The US has massive amounts of leverage over Egypt, in the form of approximately $1.5bn worth of annual aid. Yet for a variety of reasons, it does not exercise that leverage – something several Egypt experts say substantively weakens the credibility of the warnings that Washington periodically issues to Cairo, contributing to events like Wednesday's massacre.
Among them: the aid is "a jobs program" for American defense companies, Radwan noted. That is, it subsidizes defense firms that build and provide the military hardware featured on Cairo's streets. "The aid that we give to Egypt is coming back to the US and keeping 30 of my people working," the president of a Michigan firm that produces tank parts recently told NPR.
Then comes US congressional indifference, a natural outgrowth of the desire to keep jobs on the line during a weak economy and the post-911 political allergy to the Islamist tinge of Morsi's elected government. That indifference has notable exceptions, like senators John McCain and Lindsey Graham, who favor more punitive steps against the generals. Without Washington elites pushing against the administration, its reluctance to cut Egypt off goes unchallenged.
US legislators, like powerful media figures, "think of themselves as pro-democracy and the violence horrifies them," said Marc Lynch of George Washington University. "But they didn't want to go to the mat for the Muslim Brotherhood when Morsi got ousted."

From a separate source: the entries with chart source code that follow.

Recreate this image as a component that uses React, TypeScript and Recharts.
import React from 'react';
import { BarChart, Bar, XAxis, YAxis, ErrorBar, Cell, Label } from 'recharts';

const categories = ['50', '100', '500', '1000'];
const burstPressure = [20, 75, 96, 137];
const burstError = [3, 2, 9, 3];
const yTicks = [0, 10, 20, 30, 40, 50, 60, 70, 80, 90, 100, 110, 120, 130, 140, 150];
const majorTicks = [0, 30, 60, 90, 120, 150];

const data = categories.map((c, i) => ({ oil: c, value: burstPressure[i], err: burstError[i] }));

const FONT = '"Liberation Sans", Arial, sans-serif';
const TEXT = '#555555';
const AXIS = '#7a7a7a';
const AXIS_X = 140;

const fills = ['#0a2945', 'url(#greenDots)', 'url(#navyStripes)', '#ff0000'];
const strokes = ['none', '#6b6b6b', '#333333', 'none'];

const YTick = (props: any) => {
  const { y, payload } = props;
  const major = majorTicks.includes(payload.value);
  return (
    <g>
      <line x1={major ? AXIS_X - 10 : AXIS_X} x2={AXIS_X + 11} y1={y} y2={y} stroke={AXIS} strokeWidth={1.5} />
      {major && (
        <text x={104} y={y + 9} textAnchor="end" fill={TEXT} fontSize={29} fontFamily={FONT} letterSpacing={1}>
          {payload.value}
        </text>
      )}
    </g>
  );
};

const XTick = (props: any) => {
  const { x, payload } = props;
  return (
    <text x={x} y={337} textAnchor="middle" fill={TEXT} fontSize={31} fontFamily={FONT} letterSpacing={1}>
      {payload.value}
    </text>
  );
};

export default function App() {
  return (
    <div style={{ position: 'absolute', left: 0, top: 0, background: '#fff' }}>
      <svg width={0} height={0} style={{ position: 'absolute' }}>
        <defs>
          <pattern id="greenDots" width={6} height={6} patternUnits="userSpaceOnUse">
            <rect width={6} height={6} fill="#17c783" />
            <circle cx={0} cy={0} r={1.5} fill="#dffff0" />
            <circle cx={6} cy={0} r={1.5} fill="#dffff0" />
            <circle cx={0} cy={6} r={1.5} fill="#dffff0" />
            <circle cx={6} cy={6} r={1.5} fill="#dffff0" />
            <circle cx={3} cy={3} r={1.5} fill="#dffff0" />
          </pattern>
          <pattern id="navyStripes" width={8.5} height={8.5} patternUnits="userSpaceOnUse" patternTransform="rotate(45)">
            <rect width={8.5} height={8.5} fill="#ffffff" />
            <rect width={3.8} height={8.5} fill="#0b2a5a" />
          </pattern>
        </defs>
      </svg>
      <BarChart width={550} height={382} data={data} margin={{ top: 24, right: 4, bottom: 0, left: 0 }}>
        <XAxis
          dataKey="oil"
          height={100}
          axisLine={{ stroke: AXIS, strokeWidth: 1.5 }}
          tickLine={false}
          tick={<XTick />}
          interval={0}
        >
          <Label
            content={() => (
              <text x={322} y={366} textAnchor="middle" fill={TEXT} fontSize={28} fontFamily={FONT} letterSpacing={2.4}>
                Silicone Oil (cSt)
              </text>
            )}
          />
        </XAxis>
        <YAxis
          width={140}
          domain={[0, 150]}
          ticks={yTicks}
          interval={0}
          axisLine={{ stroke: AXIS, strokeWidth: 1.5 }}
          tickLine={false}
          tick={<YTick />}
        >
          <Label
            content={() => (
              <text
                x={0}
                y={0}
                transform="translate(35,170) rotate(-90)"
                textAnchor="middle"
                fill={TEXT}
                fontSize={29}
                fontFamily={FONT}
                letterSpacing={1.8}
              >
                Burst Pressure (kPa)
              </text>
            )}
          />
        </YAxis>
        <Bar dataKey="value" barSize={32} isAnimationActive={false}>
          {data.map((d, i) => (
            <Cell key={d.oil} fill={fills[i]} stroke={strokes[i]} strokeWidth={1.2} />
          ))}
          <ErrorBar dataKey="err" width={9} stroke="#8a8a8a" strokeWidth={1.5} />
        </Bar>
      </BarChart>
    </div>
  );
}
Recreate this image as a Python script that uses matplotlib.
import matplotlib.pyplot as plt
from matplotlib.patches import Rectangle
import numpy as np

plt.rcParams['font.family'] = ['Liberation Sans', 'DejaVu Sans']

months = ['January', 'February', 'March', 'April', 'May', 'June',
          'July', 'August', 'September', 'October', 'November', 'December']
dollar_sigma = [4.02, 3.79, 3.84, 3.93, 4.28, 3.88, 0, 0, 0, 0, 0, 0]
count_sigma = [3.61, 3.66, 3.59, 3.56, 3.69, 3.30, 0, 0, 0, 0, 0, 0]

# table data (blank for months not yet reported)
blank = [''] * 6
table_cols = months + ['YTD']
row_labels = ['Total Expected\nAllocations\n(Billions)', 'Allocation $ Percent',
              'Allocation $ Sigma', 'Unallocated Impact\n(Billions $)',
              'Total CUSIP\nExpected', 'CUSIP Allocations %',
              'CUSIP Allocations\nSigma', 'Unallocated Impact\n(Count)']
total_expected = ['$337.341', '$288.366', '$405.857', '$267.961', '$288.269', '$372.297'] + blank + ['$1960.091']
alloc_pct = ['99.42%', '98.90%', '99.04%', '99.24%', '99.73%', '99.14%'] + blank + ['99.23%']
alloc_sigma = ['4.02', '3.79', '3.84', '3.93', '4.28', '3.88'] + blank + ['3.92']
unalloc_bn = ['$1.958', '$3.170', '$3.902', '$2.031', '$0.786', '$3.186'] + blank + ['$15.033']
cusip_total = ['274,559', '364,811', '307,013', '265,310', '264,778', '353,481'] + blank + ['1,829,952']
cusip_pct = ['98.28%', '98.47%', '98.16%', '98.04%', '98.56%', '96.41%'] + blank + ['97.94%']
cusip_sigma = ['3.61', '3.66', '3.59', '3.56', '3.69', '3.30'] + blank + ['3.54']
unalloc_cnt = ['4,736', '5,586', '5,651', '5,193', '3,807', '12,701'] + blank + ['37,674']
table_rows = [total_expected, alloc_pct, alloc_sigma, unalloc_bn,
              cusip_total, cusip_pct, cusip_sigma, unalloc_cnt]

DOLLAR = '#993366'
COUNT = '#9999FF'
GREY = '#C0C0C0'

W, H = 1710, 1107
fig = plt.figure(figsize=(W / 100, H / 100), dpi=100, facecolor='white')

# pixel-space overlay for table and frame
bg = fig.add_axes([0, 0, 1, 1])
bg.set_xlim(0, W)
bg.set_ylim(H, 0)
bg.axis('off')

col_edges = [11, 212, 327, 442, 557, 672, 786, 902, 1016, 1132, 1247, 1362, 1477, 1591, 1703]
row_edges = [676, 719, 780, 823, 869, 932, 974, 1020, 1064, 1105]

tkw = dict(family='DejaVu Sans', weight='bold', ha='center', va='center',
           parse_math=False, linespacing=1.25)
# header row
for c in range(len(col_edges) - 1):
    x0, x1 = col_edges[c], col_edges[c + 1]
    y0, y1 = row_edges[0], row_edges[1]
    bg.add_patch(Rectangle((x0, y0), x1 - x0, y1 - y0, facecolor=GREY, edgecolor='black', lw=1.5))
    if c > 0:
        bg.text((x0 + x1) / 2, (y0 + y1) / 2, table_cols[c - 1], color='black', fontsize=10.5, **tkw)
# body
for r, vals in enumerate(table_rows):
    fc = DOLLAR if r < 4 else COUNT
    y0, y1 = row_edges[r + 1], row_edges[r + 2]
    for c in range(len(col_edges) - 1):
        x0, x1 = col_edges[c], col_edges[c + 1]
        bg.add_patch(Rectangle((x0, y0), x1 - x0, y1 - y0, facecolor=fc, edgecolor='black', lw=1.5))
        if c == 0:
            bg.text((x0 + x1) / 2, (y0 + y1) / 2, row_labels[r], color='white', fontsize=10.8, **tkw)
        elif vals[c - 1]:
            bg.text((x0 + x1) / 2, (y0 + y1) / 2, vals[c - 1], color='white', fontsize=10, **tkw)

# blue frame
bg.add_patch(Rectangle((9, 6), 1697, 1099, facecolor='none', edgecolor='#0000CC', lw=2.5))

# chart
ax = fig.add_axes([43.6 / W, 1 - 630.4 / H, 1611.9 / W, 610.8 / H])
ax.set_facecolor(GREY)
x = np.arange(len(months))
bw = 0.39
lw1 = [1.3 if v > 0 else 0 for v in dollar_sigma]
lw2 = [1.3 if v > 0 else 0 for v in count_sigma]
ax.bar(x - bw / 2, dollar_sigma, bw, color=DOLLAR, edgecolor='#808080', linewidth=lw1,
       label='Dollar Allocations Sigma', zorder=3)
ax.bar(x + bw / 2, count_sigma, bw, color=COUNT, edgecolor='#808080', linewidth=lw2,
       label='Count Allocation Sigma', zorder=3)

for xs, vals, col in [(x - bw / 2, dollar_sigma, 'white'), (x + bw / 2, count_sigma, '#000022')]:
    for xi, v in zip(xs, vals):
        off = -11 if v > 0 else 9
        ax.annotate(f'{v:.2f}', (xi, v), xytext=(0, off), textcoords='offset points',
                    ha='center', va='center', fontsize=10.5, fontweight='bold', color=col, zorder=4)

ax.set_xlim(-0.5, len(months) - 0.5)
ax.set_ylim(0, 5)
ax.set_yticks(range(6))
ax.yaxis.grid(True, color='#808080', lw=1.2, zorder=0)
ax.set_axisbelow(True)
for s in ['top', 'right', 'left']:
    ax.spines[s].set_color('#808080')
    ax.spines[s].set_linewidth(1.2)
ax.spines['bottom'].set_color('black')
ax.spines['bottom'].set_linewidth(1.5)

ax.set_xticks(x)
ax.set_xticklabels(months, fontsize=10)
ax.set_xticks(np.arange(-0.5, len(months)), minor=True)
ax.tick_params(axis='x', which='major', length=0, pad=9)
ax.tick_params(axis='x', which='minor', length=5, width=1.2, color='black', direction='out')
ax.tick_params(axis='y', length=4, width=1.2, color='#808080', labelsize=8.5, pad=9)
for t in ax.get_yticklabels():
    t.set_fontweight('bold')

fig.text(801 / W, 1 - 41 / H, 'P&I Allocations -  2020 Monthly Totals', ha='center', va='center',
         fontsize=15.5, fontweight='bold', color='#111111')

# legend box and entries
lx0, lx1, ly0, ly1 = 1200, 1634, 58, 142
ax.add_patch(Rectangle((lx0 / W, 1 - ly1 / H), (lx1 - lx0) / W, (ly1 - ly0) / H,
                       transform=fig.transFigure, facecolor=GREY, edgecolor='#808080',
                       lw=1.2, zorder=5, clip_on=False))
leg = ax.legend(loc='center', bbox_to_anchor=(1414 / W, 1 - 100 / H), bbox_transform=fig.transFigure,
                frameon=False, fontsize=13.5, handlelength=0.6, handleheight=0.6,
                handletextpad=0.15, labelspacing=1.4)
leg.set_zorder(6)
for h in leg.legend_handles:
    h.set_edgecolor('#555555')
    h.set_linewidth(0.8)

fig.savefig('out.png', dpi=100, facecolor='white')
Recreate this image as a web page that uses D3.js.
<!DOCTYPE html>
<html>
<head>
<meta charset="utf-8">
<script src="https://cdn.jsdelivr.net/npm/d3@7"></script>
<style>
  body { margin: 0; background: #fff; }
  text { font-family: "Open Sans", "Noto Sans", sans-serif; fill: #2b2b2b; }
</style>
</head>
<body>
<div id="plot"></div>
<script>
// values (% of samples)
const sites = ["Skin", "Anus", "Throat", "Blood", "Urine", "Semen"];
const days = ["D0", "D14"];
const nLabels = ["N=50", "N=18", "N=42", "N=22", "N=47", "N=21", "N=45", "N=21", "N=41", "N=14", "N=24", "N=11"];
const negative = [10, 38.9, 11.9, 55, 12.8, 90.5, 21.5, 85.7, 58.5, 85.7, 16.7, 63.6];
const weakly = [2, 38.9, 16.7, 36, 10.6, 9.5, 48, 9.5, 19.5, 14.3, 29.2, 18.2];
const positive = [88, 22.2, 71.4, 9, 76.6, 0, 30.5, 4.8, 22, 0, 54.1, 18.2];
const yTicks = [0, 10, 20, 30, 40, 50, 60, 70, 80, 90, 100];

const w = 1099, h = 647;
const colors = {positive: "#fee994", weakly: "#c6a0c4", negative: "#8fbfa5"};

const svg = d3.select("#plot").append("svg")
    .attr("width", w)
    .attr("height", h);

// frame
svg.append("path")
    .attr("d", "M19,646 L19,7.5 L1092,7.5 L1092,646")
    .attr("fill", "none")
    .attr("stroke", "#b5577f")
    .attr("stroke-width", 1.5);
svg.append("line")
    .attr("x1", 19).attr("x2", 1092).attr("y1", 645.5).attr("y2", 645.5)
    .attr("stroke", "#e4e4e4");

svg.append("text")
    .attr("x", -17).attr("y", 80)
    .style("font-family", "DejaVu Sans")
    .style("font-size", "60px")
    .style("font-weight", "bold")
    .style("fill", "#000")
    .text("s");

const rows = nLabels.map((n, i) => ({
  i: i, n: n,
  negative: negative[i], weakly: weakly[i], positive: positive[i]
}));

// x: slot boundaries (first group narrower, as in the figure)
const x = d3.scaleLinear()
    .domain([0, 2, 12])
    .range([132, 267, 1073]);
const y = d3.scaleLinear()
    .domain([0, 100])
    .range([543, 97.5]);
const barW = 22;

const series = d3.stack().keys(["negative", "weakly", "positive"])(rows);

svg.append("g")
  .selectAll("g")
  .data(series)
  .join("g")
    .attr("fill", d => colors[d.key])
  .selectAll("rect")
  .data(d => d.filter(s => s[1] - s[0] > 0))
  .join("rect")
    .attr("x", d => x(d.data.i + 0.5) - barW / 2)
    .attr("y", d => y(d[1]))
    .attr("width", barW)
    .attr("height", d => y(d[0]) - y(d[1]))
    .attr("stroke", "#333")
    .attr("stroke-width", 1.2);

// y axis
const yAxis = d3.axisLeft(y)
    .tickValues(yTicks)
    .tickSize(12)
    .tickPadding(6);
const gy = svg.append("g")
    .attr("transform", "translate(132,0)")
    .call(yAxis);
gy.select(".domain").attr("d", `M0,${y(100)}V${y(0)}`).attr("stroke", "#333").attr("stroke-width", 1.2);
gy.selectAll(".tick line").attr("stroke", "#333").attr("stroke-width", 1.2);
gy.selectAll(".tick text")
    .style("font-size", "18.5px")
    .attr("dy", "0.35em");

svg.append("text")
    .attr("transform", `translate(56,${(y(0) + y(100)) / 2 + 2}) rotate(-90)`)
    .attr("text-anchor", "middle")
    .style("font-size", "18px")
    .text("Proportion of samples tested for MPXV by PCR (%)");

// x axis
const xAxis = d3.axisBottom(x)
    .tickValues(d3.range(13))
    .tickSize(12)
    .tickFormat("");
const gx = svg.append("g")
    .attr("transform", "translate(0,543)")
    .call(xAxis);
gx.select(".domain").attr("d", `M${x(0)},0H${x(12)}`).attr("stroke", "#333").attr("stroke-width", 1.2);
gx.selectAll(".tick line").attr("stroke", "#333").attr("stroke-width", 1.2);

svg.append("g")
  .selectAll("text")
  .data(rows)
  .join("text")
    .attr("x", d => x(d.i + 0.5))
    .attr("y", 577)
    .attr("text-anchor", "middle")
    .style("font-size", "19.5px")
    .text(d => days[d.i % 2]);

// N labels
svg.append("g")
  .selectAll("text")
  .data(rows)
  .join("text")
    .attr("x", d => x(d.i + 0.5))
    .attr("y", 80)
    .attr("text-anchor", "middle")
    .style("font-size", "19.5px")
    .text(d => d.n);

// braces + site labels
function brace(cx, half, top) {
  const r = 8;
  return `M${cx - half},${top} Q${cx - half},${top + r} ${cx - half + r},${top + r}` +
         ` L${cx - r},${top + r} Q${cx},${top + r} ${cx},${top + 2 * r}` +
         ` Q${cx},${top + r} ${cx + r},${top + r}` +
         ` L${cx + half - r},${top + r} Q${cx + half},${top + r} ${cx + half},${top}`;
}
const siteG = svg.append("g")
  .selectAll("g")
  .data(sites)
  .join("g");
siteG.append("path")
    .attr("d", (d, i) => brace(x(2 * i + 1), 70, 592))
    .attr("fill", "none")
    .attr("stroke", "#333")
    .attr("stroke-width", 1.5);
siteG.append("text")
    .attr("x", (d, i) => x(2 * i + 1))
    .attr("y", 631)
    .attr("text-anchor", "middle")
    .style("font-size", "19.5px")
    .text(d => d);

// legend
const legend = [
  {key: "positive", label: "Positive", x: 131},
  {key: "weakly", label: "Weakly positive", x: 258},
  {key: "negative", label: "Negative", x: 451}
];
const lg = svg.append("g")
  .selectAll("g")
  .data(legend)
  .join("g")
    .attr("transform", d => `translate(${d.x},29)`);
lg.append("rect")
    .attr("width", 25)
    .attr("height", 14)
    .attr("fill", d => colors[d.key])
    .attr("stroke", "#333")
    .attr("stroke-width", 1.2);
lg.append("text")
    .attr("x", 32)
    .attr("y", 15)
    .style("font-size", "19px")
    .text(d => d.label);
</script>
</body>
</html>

Accordingly, the Egyptians have now withstood years – decades, even – of loose talk from Washington about cutting off the aid, which the US gives in exchange for peace with Israel, and think, as Lynch put it, "you give us this money for Camp David, it's our money." The result is a vicious cycle where Washington's leverage diminishes as a matter of perception, enfeebling Washington's ability to actually influence Egyptian events – absent the aid cutoff that Washington feels will enfeeble its ability to influence Egyptian events.
That perspective is entrenched. It was best expressed on Thursday by Richard Haass, the president of the Council on Foreign Relations, who tweeted: "Agree with US line re Egypt: cancel exercise, keep aid in place, but puts generals on notice that time running out absent restraint/reform."
The argument for the status quo holds that an aid cutoff would do little to help the Egyptians it is designed to assist. The United Arab Emirates and the Saudis would backfill any actual loss of aid, out of their own desires to repress democracy and Islamism.
Radwan, who thinks Egypt has now cycled back to the pre-Mubarak status quo ante, views that argument as uncreative apologism.
"The Gulf purse strings are not infinite," he said. "That money is fickle. The US aid relationship has been stable for the last 30 years, in excess of $30bn. That's a reliable figure that the Egyptian military has built into its budget. It's something they can trust. [Gulf money's] future is highly unpredictable."
Indeed, many are growing dissatisfied with the status quo and Obama's reluctance to change it now that Cairo's streets are stained with blood.Lynch wrote that Obama must now cut off all aid to Egypt and cease "pretending" that its military government is legitimate.
As of today, the Obama administration "wants to avoid taking a really dramatic step and keep hoping that each sort of turn of the wheel" can bring an improvement for stability and democracy, Hawthorne said.
"But that is not a realistic assessment of what is going on in Egypt.